Cosmogenic 3He exposure ages of basaltic flows from Miller Knoll, Panguitch Lake, Utah: Using the alternative isochron approach to overcome low-gas crushes

Abstract Determining the ages of young volcanic rocks is important for understanding the tectono-magmatic development of geologic terranes. Usually, if rocks are old enough the 40Ar/39Ar or K–Ar techniques can provide reliable ages. However, when rocks are younger, they often lack enough daughter product to resolve an age. Cosmogenic 3He methods provide an alternative for determining the eruption age of relatively recent mafic/intermediate lava flows. We sampled morphologically young basaltic andesite flows south of Miller Knoll, near Panguitch Lake on the Markagunt Plateau in southern Utah. We took two samples in close proximity from two different areas on the flows and separated both olivine and pyroxene. The typical protocol is to crush mineral separates on-line to determine an inclusion-hosted magmatic 3He/4He component.
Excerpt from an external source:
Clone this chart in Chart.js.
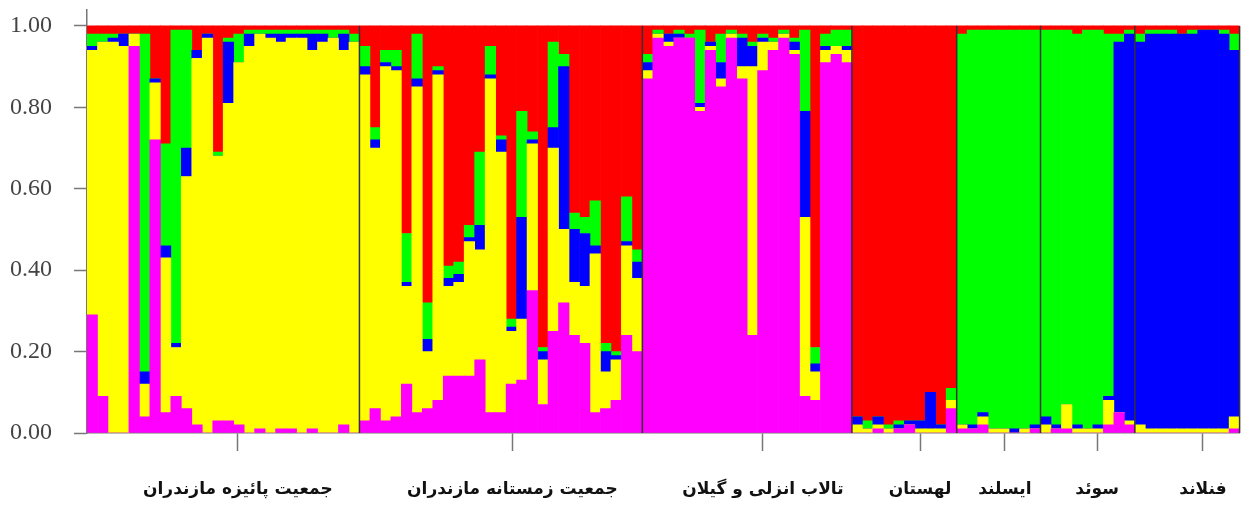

Then the powders are heated in a furnace to release the total 3He and 4He component and the crushed component is subtracted to determine the cosmogenic 3He component. Unfortunately, in the case of the Miller Lake flows, 3He yield from on-line crushes was below detection. An alternative isochron approach, which obviates the need for crush data, was first described by Cerling and Craig (1994) and more fully by Blard and Pik (2008). In this approach the 3He/4He of the total gas released from furnace heating is plotted vs. 1/4He. If the samples plot on a line, then the resulting y-intercept is the magmatic 3He/4He and the slope of the line is the cosmogenic 3He component, which determines the exposure age. Our data create good isochrons (MSWD = 0.76 and 0.14) with magmatic 3He/4He of 4.7–4.9 Ra. Concentrations of cosmogenic 3He are 2.13 and 2.61 × 107 atoms g−1after correction for radiometric 4He using the R correction factor and measured and estimated U and Th concentrations in whole rock and minerals, respectively. Using the LSDn scaling routine and an online exposure age calculator, we determine zero erosion exposure ages of 32 ± 3 ka for the upper part of the flow and 34 ± 4 ka for the lower part of the flow.